Cet arrêté royal, qui vise à protéger les consommateurs, concerne les opérateurs de jeux qui disposent d’une licence belge, mais pas la loterie nationale, qui en est exonérée. L’Union Saint-Gilloise, en football, ou l’équipe du Lotto, en cyclisme, ne sont donc pas concernées.
Comment les clubs ont-ils réagi ?
Au départ, les clubs se demandaient comment il était possible de survivre sans le parrainage des sociétés de paris, évalué à plus de 20 millions d’euros dans le football. “Les sites de paris font partie des rares secteurs qui acceptent encore de nous sponsoriser. disent de nombreux directeurs commerciaux. Rien que dans le football, 19 clubs sont concernés dont le Standard (Circus), le Club Bruges et Charleroi (Unibet). Même la Pro League, qui compte Ladbrokes et Bwin comme sponsors, est impactée.
Pour certains, la réponse à cet arrêté royal fut un pur et simple changement de sponsor. Il y a quelques semaines, Anderlecht a par exemple accueilli Sunweb comme sponsor maillot principal, en remplacement de Napoléon Sports&Casino. Mais tous les clubs ne s’appellent pas Anderlecht. Trouver un nouveau sponsor principal en cours de saison est extrêmement compliqué. En cyclisme, la fusion entre Bingoal et l’équipe Wagner-Bazin est notamment une conséquence de cette difficulté.

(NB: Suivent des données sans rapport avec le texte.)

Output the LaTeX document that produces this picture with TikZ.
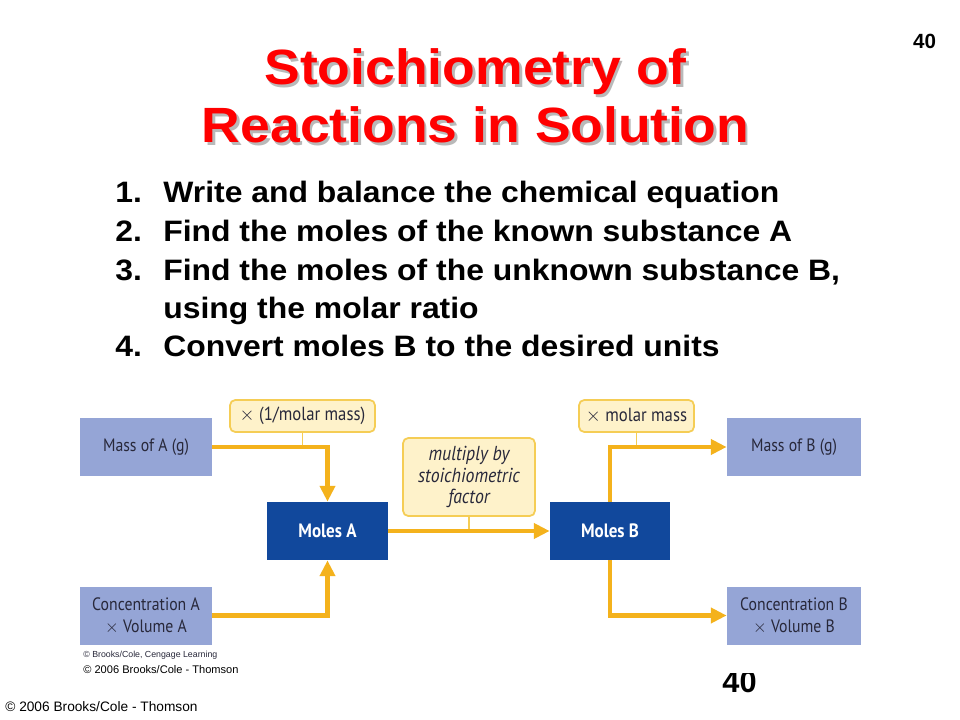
\documentclass[tikz,border=0pt]{standalone}
\usepackage{fontspec}
\setmainfont{Liberation Sans}
\newfontfamily\wideboldfont[FakeStretch=1.08]{Liberation Sans}
\newfontfamily\figfont[FakeStretch=0.88]{PT Sans}
\usetikzlibrary{arrows.meta}
\definecolor{titlered}{RGB}{255,0,0}
\definecolor{shadowgray}{RGB}{185,185,185}
\definecolor{boxlight}{RGB}{149,165,214}
\definecolor{boxdark}{RGB}{17,72,156}
\definecolor{figtext}{RGB}{40,40,58}
\definecolor{flowline}{RGB}{244,178,28}
\definecolor{tagfill}{RGB}{254,242,202}
\definecolor{tagline}{RGB}{245,205,85}

\begin{document}
\begin{tikzpicture}[scale=0.2]
\tikzstyle{every node}+=[inner sep=0pt]
\tikzstyle{lightbox}=[fill=boxlight, text=figtext, minimum width=2.64cm, minimum height=1.16cm, align=center, font=\figfont\fontsize{10.2}{12.5}\selectfont]
\tikzstyle{darkbox}=[fill=boxdark, text=white, minimum width=2.42cm, minimum height=1.16cm, font=\figfont\bfseries\fontsize{11}{12}\selectfont]
\tikzstyle{tagbox}=[fill=tagfill, draw=tagline, line width=1pt, rounded corners=3pt, align=center, text=figtext, font=\figfont\fontsize{10.8}{12.5}\selectfont]
\tikzstyle{flow}=[draw=flowline, line width=2.4pt, -{Triangle[width=8.5pt,length=9pt]}]
\tikzstyle{tick}=[draw=tagline, line width=0.9pt]
\tikzstyle{titletext}=[font=\wideboldfont\bfseries\fontsize{28.2}{30}\selectfont, anchor=base]
\tikzstyle{listtext}=[font=\wideboldfont\bfseries\fontsize{16.8}{18}\selectfont, anchor=base west]
\useasboundingbox [fill=white] (0,0) rectangle (96,-72);
\node [titletext, text=shadowgray] (t1s) at (47.8,-8.75) {Stoichiometry of};
\node [titletext, text=shadowgray] (t2s) at (47.8,-14.55) {Reactions in Solution};
\node [titletext, text=titlered] (t1) at (47.55,-8.5) {Stoichiometry of};
\node [titletext, text=titlered] (t2) at (47.55,-14.3) {Reactions in Solution};
\node [font=\bfseries\fontsize{11.7}{13}\selectfont, anchor=base] (pg) at (92.45,-4.83) {40};
\node [listtext] (n1) at (11.5,-20.3) {1.};
\node [listtext] (s1) at (16.3,-20.3) {Write and balance the chemical equation};
\node [listtext] (n2) at (11.5,-24.2) {2.};
\node [listtext] (s2) at (16.3,-24.2) {Find the moles of the known substance A};
\node [listtext] (n3) at (11.5,-28.05) {3.};
\node [listtext] (s3) at (16.3,-28.05) {Find the moles of the unknown substance B,};
\node [listtext] (s3b) at (16.3,-31.85) {using the molar ratio};
\node [listtext] (n4) at (11.5,-35.6) {4.};
\node [listtext] (s4) at (16.3,-35.6) {Convert moles B to the desired units};
\node [lightbox] (massA) at (14.6,-44.7) {Mass of A (g)};
\node [lightbox] (concA) at (14.6,-61.55) {Concentration A\\$\times$ Volume A};
\node [darkbox] (molesA) at (32.75,-53.1) {Moles A};
\node [darkbox, minimum width=2.4cm] (molesB) at (61,-53.1) {Moles B};
\node [lightbox, minimum width=2.68cm] (massB) at (79.4,-44.7) {Mass of B (g)};
\node [lightbox, minimum width=2.68cm] (concB) at (79.4,-61.55) {Concentration B\\$\times$ Volume B};
\node [tagbox, minimum width=2.9cm, minimum height=0.64cm] (tagA) at (30.25,-41.6) {$\times$ (1/molar mass)};
\node [tagbox, minimum width=2.64cm, minimum height=1.56cm, font=\figfont\itshape\fontsize{11.5}{12.2}\selectfont] (tagF) at (46.9,-47.7) {multiply by\\stoichiometric\\factor};
\node [tagbox, minimum width=2.3cm, minimum height=0.64cm] (tagB) at (63.65,-41.6) {$\times$ molar mass};
\draw [tick] (tagA.south) -- (tagA.south |- massA.east);
\draw [tick] (tagF.south) -- (tagF.south |- molesA.east);
\draw [tick] (tagB.south) -- (tagB.south |- massB.west);
\draw [flow] (massA.east) -| (molesA.north);
\draw [flow] (concA.east) -| (molesA.south);
\draw [flow] (molesA.east) -- (molesB.west);
\draw [flow] (molesB.north) |- (massB.west);
\draw [flow] (molesB.south) |- (concB.west);
\node [font=\fontsize{5}{6}\selectfont, text=figtext, anchor=base west] (cr1) at (8.3,-65.7) {© Brooks/Cole, Cengage Learning};
\node [font=\fontsize{6.3}{7}\selectfont, anchor=base west] (cr2) at (8.3,-67.3) {© 2006 Brooks/Cole - Thomson};
\node [font=\bfseries\fontsize{17.5}{18}\selectfont, anchor=base] (pgb) at (73.95,-69.2) {40};
\fill [white] (71,-65.5) rectangle (77,-67.3);
\node [font=\fontsize{7.8}{8}\selectfont, anchor=base west] (cr3) at (0.5,-71.1) {© 2006 Brooks/Cole - Thomson};
\end{tikzpicture}
\end{document}
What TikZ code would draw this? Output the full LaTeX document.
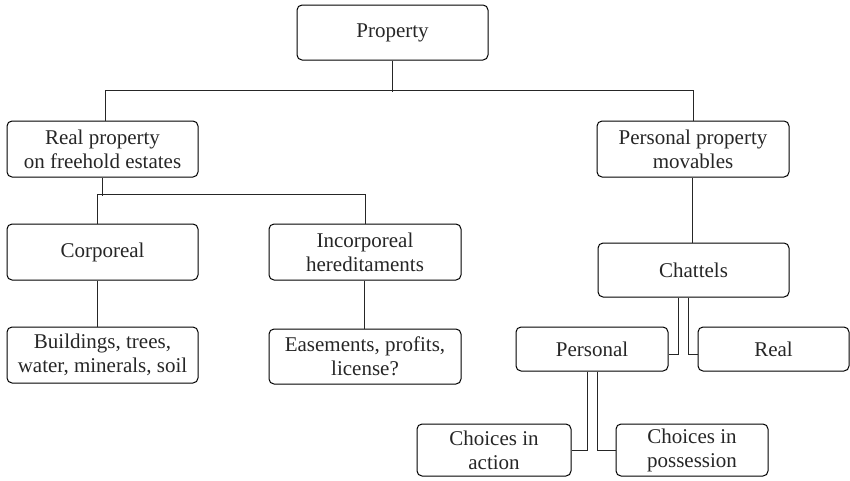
\documentclass[tikz,border=0pt]{standalone}
\usepackage{fontspec}
\setmainfont{Liberation Serif}
\begin{document}
\begin{tikzpicture}[x=1pt,y=1pt,
  box/.style={draw, line width=1pt, rounded corners=5pt, align=center, inner sep=0pt,
    font=\fontsize{21}{24}\selectfont, text=black!85},
  wire/.style={line width=1pt, draw=black!85}]
\useasboundingbox (0,0) rectangle (850,-480);
\node[box, minimum width=191pt, minimum height=55pt] (prop) at (392.5,-32.5) {Property};
\node[box, minimum width=191pt, minimum height=56pt] (rp) at (102.5,-149) {Real property\\on freehold estates};
\node[box, minimum width=192pt, minimum height=56pt] (pp) at (693,-149) {Personal property\\movables};
\node[box, minimum width=191pt, minimum height=56pt] (corp) at (102.5,-252) {Corporeal};
\node[box, minimum width=192pt, minimum height=56pt] (inc) at (365,-252) {Incorporeal\\hereditaments};
\node[box, minimum width=191pt, minimum height=56pt] (bld) at (102.5,-355) {Buildings, trees,\\water, minerals, soil};
\node[box, minimum width=192pt, minimum height=55pt] (eas) at (365,-356.5) {Easements, profits,\\license?};
\node[box, minimum width=191pt, minimum height=54pt] (ch) at (693.5,-270) {Chattels};
\node[box, minimum width=152pt, minimum height=44pt] (pe) at (592,-349) {Personal};
\node[box, minimum width=151pt, minimum height=44pt] (re) at (773.5,-349) {Real};
\node[box, minimum width=154pt, minimum height=52pt] (ca) at (494,-450) {Choices in\\action};
\node[box, minimum width=152pt, minimum height=52pt] (cp) at (692,-450) {Choices in\\possession};
% connectors
\draw[wire] (prop.south) -- ++(0,-31);
\draw[wire] ([xshift=2.5pt]rp.north) -- ++(0,30) -| (pp.north);
\draw[wire] (rp.south) -- ++(0,-18);
\draw[wire] ([xshift=-5.5pt]corp.north) -- ++(0,29) -| (inc.north);
\draw[wire] ([xshift=-5.5pt]corp.south) -- ([xshift=-5.5pt]bld.north);
\draw[wire] ([xshift=-1pt]inc.south) -- ([xshift=-1pt]eas.north);
\draw[wire] ([xshift=-1pt]pp.south) -- ([xshift=-1.5pt]ch.north);
\coordinate (pj) at ([yshift=-5pt]pe.east);
\coordinate (rj) at ([yshift=-5pt]re.west);
\draw[wire] ([xshift=-15.5pt]ch.south) |- (pj);
\draw[wire] ([xshift=-5.5pt]ch.south) |- (rj);
\draw[wire] ([xshift=-5pt]pe.south) |- (ca.east);
\draw[wire] ([xshift=5pt]pe.south) |- (cp.west);
\end{tikzpicture}
\end{document}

Au fil des mois et des réflexions, des alternatives se sont développées. Certaines équipes, comme Soudal Quick-Step en cyclisme, ont décidé de diviser leur activité en deux et continuent d’utiliser leur sponsor (Napoleon Sports&Casino) sur leurs maillots pour les courses à l’étranger. Mais il disparaîtra sur les routes belges, où l’arrêté royal s’applique.
En basket-ball, le Circus Brussels a dû changer de nom, devenant Brussels Basketball, pour se conformer à la nouvelle législation. La ligue belge de basket-ball a également perdu son sponsor principal : Pariez d’abord.
Mais d’autres solutions, plus alambiquées, ont également vu le jour. Pour tenter de contourner la loi, les avocats des clubs et fédérations l’ont étudiée en profondeur. Et leur conclusion a été la suivante : en utilisant une seconde marque indirectement liée à un opérateur de paris, on sort du champ d’application de la loi. Ainsi, Anvers a créé AntwerpFirst, en partie financé par Betfirst, comme sponsor principal. D’autres sites de paris sont allés plus loin en créant des filiales comme Unibet Experts, Star Casino Foundation, Ladbrokes News ou Circus Daily. Certains ont même officiellement embauché du personnel pour publier les dépêches de l’agence sur un fil d’actualité. Pour aller à l’essentiel et justifier l’existence d’une société sœur.
Conséquence : d’ici quelques jours, Uexpert (lire Unibet Expert, mais sans utiliser le nom Unibet) sera par exemple le sponsor maillot principal du Sporting Charleroi et du Club Bruges. Et Circus Daily sera présent sur les équipements de l’équipe Intermarché – Wanty (au dos du short).
Que risquent les clubs s’ils contournent la loi ?
Qui dit que la loi n’est pas respectée dit sanction. Mais dans ce cas, c’est un peu vague. En étant sponsorisés par des filiales qui ne disposent pas officiellement d’une licence belge d’opérateur de jeux, les clubs sont entrés dans la zone grise de l’arrêté royal, qui est vague et laisse place à l’interprétation. C’est presque un camouflet de la part d’un secteur sportif qui a déjà attaqué la législation en question devant le Conseil d’Etat (elle est jugée disproportionnée et contre-productive), sans réponse de ce dernier pour l’instant. Plus généralement, le secteur regrette le manque de concertation avec les politiques. Plusieurs réunions ont été demandées, sans succès.
Nous l’avons constaté en interviewant plusieurs acteurs : tout le monde marche sur des œufs. Chacun prend ses responsabilités comme bon lui semble, mais les tensions sont évidentes. Reste à savoir si le Conseil d’État prendra une position claire sur l’utilisation abusive des sous-marques des opérateurs de jeux. Ce qui pourrait donner lieu, en cas d’assimilation, à de longs recours et débats judiciaires. Un autre sport national.